Yooper, what will you use to top the plum wine once you rack off the lees?
 
Yooper, what will you use to top the plum wine once you rack off the lees?

More plum wine- I have tons of wine so I just use last year's, or the year before that. Otherwise, a commercial sauvignon blanc or something. Of course, I'd rack to a smaller fermenter first (like a 3 gallon one) so there wouldn't be much to top off.
 
For backsweetening with it's own juice, here is what I do. Save the juice, as you already are. If it's going to be months - FREEZE IT.
When adding back in, don't forget, it will lower your ABV...so account for that.

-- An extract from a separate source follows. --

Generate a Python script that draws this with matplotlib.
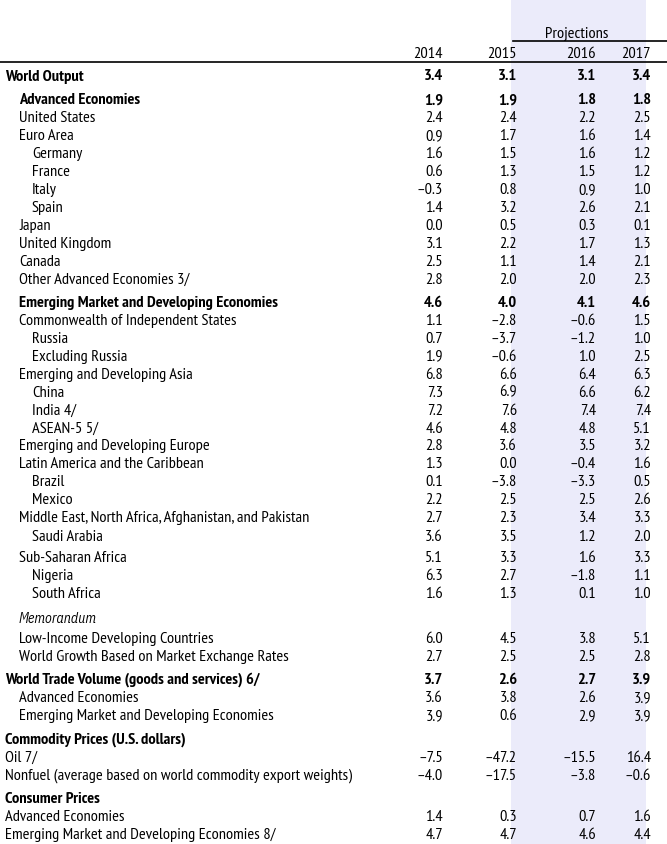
import matplotlib.pyplot as plt
from matplotlib import font_manager

# Table data
years = ["2014", "2015", "2016", "2017"]

labels = [
    "World Output", "Advanced Economies", "United States", "Euro Area", "Germany",
    "France", "Italy", "Spain", "Japan", "United Kingdom", "Canada",
    "Other Advanced Economies 3/",
    "Emerging Market and Developing Economies", "Commonwealth of Independent States",
    "Russia", "Excluding Russia", "Emerging and Developing Asia", "China", "India 4/",
    "ASEAN-5 5/", "Emerging and Developing Europe", "Latin America and the Caribbean",
    "Brazil", "Mexico", "Middle East, North Africa, Afghanistan, and Pakistan",
    "Saudi Arabia", "Sub-Saharan Africa", "Nigeria", "South Africa",
    "Memorandum", "Low-Income Developing Countries",
    "World Growth Based on Market Exchange Rates",
    "World Trade Volume (goods and services) 6/", "Advanced Economies",
    "Emerging Market and Developing Economies",
    "Commodity Prices (U.S. dollars)", "Oil 7/",
    "Nonfuel (average based on world commodity export weights)",
    "Consumer Prices", "Advanced Economies",
    "Emerging Market and Developing Economies 8/",
]

indent = [0, 1, 1, 1, 2, 2, 2, 2, 1, 1, 1, 1,
          1, 1, 2, 2, 1, 2, 2, 2, 1, 1, 2, 2, 1, 2, 1, 2, 2,
          1, 1, 1,
          0, 1, 1,
          0, 0, 0,
          0, 0, 0]

bold_rows = {0, 1, 12, 32, 35, 38}
italic_rows = {29}

v2014 = [3.4, 1.9, 2.4, 0.9, 1.6, 0.6, -0.3, 1.4, 0.0, 3.1, 2.5, 2.8,
         4.6, 1.1, 0.7, 1.9, 6.8, 7.3, 7.2, 4.6, 2.8, 1.3, 0.1, 2.2, 2.7, 3.6, 5.1, 6.3, 1.6,
         None, 6.0, 2.7, 3.7, 3.6, 3.9, None, -7.5, -4.0, None, 1.4, 4.7]
v2015 = [3.1, 1.9, 2.4, 1.7, 1.5, 1.3, 0.8, 3.2, 0.5, 2.2, 1.1, 2.0,
         4.0, -2.8, -3.7, -0.6, 6.6, 6.9, 7.6, 4.8, 3.6, 0.0, -3.8, 2.5, 2.3, 3.5, 3.3, 2.7, 1.3,
         None, 4.5, 2.5, 2.6, 3.8, 0.6, None, -47.2, -17.5, None, 0.3, 4.7]
v2016 = [3.1, 1.8, 2.2, 1.6, 1.6, 1.5, 0.9, 2.6, 0.3, 1.7, 1.4, 2.0,
         4.1, -0.6, -1.2, 1.0, 6.4, 6.6, 7.4, 4.8, 3.5, -0.4, -3.3, 2.5, 3.4, 1.2, 1.6, -1.8, 0.1,
         None, 3.8, 2.5, 2.7, 2.6, 2.9, None, -15.5, -3.8, None, 0.7, 4.6]
v2017 = [3.4, 1.8, 2.5, 1.4, 1.2, 1.2, 1.0, 2.1, 0.1, 1.3, 2.1, 2.3,
         4.6, 1.5, 1.0, 2.5, 6.3, 6.2, 7.4, 5.1, 3.2, 1.6, 0.5, 2.6, 3.3, 2.0, 3.3, 1.1, 1.0,
         None, 5.1, 2.8, 3.9, 3.9, 3.9, None, 16.4, -0.6, None, 1.6, 4.4]

# Layout
W, H = 667, 845
row_step = 17.95
extra_gap = {1: 6, 12: 5, 25: 1, 26: 3, 29: 7, 30: 2, 32: 5, 35: 6, 38: 5}
col_right = [443, 517, 596, 651]
indent_x = [5, 19, 32]
dy = 1.5  # nudge text down a little to sit like the reference

# pick a narrow font that also has a real bold face
entries = font_manager.fontManager.ttflist
candidates = ["Liberation Sans Narrow", "Arial Narrow", "PT Sans Narrow",
              "IBM Plex Sans Condensed", "Fira Sans Condensed", "Roboto Condensed",
              "Asap Condensed", "Encode Sans Condensed", "Barlow Semi Condensed",
              "Archivo Narrow"]


def wt(f):
    return f.weight if isinstance(f.weight, int) else (700 if f.weight == 'bold' else 400)


def has_bold(name):
    w = [wt(f) for f in entries if f.name == name and f.style == 'normal']
    return any(x >= 600 for x in w) and any(x <= 500 for x in w)


def has_italic(name):
    return any(f.name == name and f.style == 'italic' and 300 <= wt(f) <= 500
               for f in entries)


font = next((c for c in candidates if has_bold(c)), "Liberation Sans")
plt.rcParams['font.family'] = [font, 'DejaVu Sans']
ital_font = next((c for c in [font] + candidates + ["PT Sans", "Liberation Sans"]
                  if has_italic(c)), font)

fig = plt.figure(figsize=(W / 100, H / 100), dpi=100)
ax = fig.add_axes([0, 0, 1, 1])
ax.set_xlim(0, W)
ax.set_ylim(H, 0)
ax.axis('off')

# scale font so the widest label matches the reference width (~345 px)
probe = ax.text(5, 400, labels[37], fontsize=10)
probe_i = ax.text(5, 400, labels[29], fontsize=10, family=[ital_font, 'DejaVu Sans'],
                  fontstyle='italic')
fig.canvas.draw()
pw = probe.get_window_extent().width
pwi = probe_i.get_window_extent().width
probe.remove()
probe_i.remove()
fs = 10 * 345.0 / pw
fs_i = max(min(fs, 10 * 61.0 / pwi), 0.85 * fs)  # "Memorandum" ~61 px wide

# projection shading
ax.axvspan(511, 646, color='#ebebfa', lw=0, zorder=0)

ax.text(577, 32 + dy, "Projections", ha='center', va='center', fontsize=fs)
ax.plot([513, W], [42, 42], color='black', lw=1.2)
for yr, xr in zip(years, col_right):
    ax.text(xr, 52 + dy, yr, ha='right', va='center', fontsize=fs)
ax.plot([0, W], [63, 63], color='black', lw=1.2)


def fmt(v):
    if v is None:
        return ""
    s = f"{abs(v):.1f}"
    return ("\u2013" + s) if v < 0 else s


y = 75.0 + dy
for i, lab in enumerate(labels):
    y += extra_gap.get(i, 0)
    weight = 'bold' if i in bold_rows else 'normal'
    if i in italic_rows:
        ax.text(indent_x[indent[i]], y, lab, ha='left', va='center', fontsize=fs_i,
                family=[ital_font, 'DejaVu Sans'], fontstyle='italic')
    else:
        ax.text(indent_x[indent[i]], y, lab, ha='left', va='center', fontsize=fs,
                fontweight=weight)
    for vals, xr in zip([v2014, v2015, v2016, v2017], col_right):
        ax.text(xr, y, fmt(vals[i]), ha='right', va='center', fontsize=fs,
                fontweight=weight)
    y += row_step

fig.savefig("out.png", dpi=100)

After you are done with your final racking, add your sorbate, and the juice to sweeten, and then let that age in the carboy (no headspace of course) for another month. All the sediment you added will fall out. Then, just bottle as usual!
 
Awesome! Thank you! This is just a preliminary step, incase the grapes don't produce a good dry wine. Have you done this before with success? I shouldn't need to stabilize it anymore or add any clarifier?
 
Several times, yes. Always works fine! No additional sediment. If you are worried, add your juice, and then add a clearing agent, like SuperKleer. You must stabilize, as you are adding sugar, as you would any time you added sugar to a finished wine!